Estes indícios apontam para uma saturação anormal do solo em água, sobretudo no Inverno e constituem um sinal de alerta, por parte da natureza. O problema em causa deve-se às alterações no escoamento subterrâneo do lençol freático que se dirige para o Rio Real, provocadas pelas novas construções subterrâneas em redor da Mata, que actuam como verdadeiras barragens subterrâneas, retendo a água infiltrada naturalmente e dificultando, atrasando ou impedindo mesmo o seu escoamento. O lençol freático, que já se encontrava condicionado lateralmente a Norte, vê-se agora condicionado a Este, que, sendo também o lado jusante, se torna assim particularmente gravoso.

Julgamos urgente mudar radicalmente esta situação, sob pena de, em nome de um falso progresso, tornarmos insustentável o destino desta Mata, antiga coutada, “velha família de gigantes", em boa hora adquirida pela Câmara Municipal do Bombarral, em 1940.

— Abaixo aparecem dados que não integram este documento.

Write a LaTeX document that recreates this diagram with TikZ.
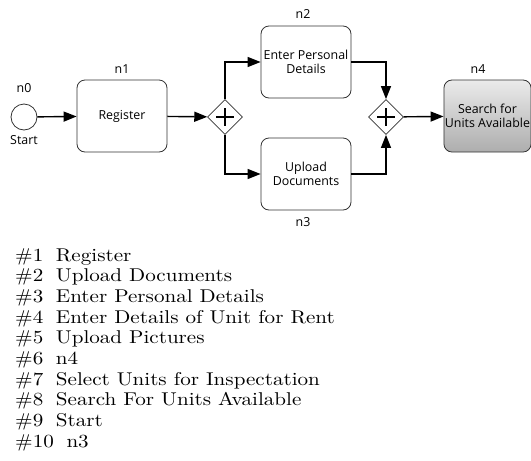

Se esta perspectiva está ausente na obra de remodelação do edifício dos Paços do Conselho, será um erro ou omissão grave do projecto, a que a Câmara deve atender, quanto antes. Trata-se de facto de uma obra levada a cabo pela própria autarquia, a quem compete dar o melhor exemplo, e nunca o pior. Numa visão redutora, refere agora a Câmara que "o jardim irá ficar exactamente como estava inicialmente"; esquecendo-se que, com a água e as plantas, como aliás acontece connosco, a vida não é só o que vemos mas sobretudo o que não vemos. Parafraseando a canção, é preciso avisar toda a gente: prosseguindo assim estas obras da Câmara, o jardim e a mata nunca mais irão ficar como estavam inicialmente!